La vita di Adele” di Abdellatif Kechiche

VitaDiAdeledi Nino Muzzi

Si potrebbe anche intitolare Ostriche e spaghetti il film del franco-tunisino Abdellatif Kechiche, che un tempo ci aveva annoiati cercando di deliziarci con Cou-cous e che oggi riceve la Palma d’oro a Cannes con il suo ultimo film La vita di Adele, cronaca di un amore lesbico fra la protagonista e l’amica Emma.

Le ostriche piacciono a Emma, ma non piacciono a Adele che si nutre proletariamente di spaghetti alla pomarola, impropriamente chiamati “alla bolognese” nel film.

Piatto intellettuale per eccellenza, le ostriche con il vino bianco, simboleggiano l’ambiente di Emma, artista, che presenta senza problemi la fidanzata Adele alla famiglia.

Piatto proletario per eccellenza, gli spaghetti, simboleggiano la famiglia di Adele, aspirante maestra giardiniera, che presenta alla famiglia Emma come un’amica che l’aiuta nello studio della Filosofia, dove lei non riesce gran che…

L’incontro fra Emma e Adele è costellato di differenze fondamentali, non solo nel cibo, ma anche nei gusti estetici e nelle letture filosofiche. Non importa, sembra dire il regista, c’è sempre il confronto dei corpi nudi sul letto che annulla le differenze di milieu.

Eh sì, diciamo di milieu, perché la Francia di oggi sublima spesso la differenza di classe in differenza di ambiente, una sublimazione che permette di edulcorare in apparenti abitudini egualitarie (le feste, le discoteche, l’abbigliamento, il linguaggio giovanile etcetera) spaventosi abissi sociali.

Ma il confronto dei corpi nudi, filmato dal regista in tempo reale, vale a dire con lo stile voyeuristico del film porno, ottunde invece la vista del pubblico, imbarazzato di trovarsi, appunto, in pubblico e non in solitudine onanistica per il cui fine vengono girati i film di erotismo spinto e trasgressivo. La noia prevale poi sull’imbarazzo già alla seconda scena d’intrecci corporei conditi di sospiri e mugolii sempre uguali.

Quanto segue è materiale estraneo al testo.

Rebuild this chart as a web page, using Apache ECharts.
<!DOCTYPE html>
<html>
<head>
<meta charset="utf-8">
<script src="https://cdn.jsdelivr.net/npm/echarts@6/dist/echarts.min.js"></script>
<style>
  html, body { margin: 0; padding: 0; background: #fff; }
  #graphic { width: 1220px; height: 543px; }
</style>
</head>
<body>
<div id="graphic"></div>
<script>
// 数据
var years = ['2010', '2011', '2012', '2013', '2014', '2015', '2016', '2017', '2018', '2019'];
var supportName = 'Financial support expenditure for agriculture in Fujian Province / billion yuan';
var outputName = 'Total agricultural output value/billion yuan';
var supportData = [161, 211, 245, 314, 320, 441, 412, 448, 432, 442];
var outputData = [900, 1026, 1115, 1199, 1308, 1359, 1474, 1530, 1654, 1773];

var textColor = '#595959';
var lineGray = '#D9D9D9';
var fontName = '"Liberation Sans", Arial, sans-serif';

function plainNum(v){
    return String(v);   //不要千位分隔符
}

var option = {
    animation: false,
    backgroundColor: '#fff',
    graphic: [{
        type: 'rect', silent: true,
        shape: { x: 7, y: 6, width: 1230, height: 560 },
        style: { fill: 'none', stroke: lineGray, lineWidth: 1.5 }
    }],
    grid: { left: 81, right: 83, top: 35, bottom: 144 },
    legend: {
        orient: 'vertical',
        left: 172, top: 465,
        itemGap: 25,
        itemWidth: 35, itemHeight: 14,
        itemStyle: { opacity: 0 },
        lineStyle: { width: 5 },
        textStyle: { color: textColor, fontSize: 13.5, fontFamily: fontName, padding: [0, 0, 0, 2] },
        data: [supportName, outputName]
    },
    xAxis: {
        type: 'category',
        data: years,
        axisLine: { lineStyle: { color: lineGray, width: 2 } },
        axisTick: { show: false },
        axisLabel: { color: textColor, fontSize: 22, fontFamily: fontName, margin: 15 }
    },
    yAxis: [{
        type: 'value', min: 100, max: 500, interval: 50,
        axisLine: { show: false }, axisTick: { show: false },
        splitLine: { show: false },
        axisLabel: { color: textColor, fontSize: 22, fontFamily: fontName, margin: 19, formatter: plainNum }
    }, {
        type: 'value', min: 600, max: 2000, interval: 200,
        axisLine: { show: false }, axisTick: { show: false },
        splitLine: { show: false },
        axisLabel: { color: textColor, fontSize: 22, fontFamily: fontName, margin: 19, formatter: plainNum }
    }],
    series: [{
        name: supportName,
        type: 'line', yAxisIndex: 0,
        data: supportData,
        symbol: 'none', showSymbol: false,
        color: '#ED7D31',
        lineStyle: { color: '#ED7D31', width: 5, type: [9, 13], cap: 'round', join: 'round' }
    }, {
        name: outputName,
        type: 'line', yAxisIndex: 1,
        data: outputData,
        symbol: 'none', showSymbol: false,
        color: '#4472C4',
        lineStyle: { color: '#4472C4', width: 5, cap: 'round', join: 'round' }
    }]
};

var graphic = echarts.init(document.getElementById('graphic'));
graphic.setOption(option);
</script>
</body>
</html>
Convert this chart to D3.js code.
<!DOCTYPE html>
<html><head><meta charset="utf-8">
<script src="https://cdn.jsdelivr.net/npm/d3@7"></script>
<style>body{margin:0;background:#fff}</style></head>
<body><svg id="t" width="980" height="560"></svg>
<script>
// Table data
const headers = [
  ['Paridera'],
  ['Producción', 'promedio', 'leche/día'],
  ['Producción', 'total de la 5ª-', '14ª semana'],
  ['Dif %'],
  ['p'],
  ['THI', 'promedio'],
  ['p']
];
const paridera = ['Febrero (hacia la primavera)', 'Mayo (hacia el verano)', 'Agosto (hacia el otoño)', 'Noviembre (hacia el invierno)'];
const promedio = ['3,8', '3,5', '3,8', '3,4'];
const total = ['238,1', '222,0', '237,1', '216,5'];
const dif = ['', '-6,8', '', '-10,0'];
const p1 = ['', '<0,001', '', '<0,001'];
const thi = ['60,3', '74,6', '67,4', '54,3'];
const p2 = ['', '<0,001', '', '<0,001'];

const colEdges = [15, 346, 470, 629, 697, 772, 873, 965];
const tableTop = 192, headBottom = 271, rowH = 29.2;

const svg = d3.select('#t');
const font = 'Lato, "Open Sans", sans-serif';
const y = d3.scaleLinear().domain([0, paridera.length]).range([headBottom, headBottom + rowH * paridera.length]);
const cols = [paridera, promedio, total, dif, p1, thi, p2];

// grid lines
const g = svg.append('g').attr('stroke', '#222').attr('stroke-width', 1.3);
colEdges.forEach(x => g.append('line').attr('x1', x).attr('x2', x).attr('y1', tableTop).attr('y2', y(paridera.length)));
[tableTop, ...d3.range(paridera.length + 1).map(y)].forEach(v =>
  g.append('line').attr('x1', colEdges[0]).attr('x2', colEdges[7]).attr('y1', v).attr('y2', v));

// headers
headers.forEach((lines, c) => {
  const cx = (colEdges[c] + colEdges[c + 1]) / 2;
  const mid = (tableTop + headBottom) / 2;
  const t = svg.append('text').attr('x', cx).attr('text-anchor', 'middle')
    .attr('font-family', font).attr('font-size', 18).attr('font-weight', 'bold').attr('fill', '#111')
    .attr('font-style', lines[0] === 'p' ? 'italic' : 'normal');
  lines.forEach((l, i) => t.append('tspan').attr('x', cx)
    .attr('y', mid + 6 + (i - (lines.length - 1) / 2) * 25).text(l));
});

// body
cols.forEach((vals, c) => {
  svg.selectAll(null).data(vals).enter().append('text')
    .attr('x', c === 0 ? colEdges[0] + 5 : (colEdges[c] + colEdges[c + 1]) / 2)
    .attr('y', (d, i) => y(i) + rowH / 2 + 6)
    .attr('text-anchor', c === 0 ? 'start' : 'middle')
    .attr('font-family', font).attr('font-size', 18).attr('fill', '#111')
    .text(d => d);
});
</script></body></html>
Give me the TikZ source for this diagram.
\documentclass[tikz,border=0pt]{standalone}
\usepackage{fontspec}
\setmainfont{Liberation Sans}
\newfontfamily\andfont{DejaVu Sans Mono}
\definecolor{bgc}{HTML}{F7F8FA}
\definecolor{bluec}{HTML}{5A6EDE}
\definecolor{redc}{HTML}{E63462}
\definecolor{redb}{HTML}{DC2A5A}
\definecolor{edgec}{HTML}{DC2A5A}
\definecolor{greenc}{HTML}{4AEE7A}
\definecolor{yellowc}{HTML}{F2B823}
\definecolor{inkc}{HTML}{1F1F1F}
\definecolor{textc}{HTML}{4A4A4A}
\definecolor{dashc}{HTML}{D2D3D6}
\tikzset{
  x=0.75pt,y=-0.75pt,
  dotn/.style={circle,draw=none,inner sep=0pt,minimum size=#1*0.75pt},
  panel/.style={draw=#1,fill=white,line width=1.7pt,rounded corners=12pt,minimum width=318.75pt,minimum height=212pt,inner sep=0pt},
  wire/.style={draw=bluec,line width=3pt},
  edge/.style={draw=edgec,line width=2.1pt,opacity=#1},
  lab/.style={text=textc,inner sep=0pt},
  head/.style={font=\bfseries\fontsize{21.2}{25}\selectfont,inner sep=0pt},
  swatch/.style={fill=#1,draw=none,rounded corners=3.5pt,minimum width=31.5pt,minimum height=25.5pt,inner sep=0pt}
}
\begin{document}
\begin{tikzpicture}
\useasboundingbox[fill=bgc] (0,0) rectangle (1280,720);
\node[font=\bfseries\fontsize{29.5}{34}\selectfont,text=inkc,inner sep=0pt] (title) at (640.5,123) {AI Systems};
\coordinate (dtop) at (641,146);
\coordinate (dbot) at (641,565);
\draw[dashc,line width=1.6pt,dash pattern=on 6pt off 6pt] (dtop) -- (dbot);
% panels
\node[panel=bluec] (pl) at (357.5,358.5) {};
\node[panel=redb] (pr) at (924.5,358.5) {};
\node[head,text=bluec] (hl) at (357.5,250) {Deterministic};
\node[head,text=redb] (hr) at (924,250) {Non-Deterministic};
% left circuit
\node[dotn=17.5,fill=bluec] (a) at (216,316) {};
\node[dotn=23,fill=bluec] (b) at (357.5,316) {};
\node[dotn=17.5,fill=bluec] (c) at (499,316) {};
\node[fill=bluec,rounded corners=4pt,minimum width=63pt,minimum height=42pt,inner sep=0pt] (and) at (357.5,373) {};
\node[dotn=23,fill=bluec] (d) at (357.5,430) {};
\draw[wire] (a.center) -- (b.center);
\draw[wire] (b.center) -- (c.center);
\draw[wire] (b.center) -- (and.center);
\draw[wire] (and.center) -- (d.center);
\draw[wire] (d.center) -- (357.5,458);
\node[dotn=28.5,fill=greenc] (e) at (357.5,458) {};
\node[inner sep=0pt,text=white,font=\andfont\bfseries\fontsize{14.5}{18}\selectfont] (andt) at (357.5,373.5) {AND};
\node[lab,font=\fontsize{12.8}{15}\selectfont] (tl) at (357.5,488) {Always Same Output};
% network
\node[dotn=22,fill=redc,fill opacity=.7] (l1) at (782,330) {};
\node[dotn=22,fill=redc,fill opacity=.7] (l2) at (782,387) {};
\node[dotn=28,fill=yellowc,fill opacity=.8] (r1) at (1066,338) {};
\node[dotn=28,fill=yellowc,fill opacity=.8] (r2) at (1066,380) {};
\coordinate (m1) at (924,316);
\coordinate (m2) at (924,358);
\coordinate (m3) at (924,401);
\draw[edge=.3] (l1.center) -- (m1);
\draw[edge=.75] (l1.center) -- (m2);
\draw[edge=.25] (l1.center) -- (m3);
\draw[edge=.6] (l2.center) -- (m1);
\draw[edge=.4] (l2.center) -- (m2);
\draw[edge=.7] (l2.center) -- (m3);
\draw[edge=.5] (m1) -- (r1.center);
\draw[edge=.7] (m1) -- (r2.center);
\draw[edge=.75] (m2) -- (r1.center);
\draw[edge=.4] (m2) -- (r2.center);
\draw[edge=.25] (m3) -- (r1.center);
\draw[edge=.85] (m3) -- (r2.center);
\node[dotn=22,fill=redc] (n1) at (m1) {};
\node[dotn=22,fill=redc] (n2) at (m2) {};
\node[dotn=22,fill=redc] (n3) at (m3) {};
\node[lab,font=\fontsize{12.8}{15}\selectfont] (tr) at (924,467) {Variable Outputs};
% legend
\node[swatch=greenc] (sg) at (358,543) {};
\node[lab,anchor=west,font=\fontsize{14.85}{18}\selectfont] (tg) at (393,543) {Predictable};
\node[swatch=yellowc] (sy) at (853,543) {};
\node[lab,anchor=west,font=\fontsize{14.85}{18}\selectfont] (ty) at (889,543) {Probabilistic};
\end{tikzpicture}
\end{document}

La superficie dei corpi produce, purtroppo, una diffusa superficialità nel rapporto fra le due amiche/amanti e così, col tempo, riaffiorano le due culture diverse, tanto diverse che messe l’una accanto all’altra non producono una storia: le due protagoniste tenderebbero ad invecchiare in un eterno presente fatto dei soliti gesti erotici livellatori delle differenze culturali, dove alla sottile abilità di Emma fa fronte la freschezza giovanile di Adele.

Ma questa situazione tende a sgretolarsi per le molte crepe che vi s’insinuano: Adele è troppo modesta intellettualmente per Emma, che la incoraggia ad osare affrontare la scrittura e pubblicare racconti, a cui Adele risponde col classico pudore popolare: ma io scrivo il diario per me, non voglio far conoscere i miei sentimenti agli altri.

Crepe che si allargano quindi nel loro rapporto e che si evidenziano alla festa degli amici di Emma in giardino, dove Adele di fatto si limita a fare la cuoca, e che termina a letto col rifiuto di Emma di cedere ai desideri carnali di Adele, accampando la scusa delle mestruazioni.

Con astuzia celebrativa il regista ci aveva fatto intravvedere, nel corso della festa in giardino, uno schermo sullo sfondo dove appaiono immagini di un vecchio film in bianco e nero che da alcune scene possiamo identificare con il classico Lulù di Pabst, dove il volto di Louise Brooks richiama il destino di Adele: la ragazza popolare inserita nel milieu borghese.

Ma, a differenza di Lulù, Adele non scardina il mondo borghese, non distrugge il fragile perbenismo della classe dirigente. Adele non ha spessore sociale, e se mai di un perbenismo in questo film si tratta è proprio quello dell’ambiente sociale da cui lei stessa proviene.

Così Adele resta sola ed esce semplicemente di scena. Una solitudine di classe.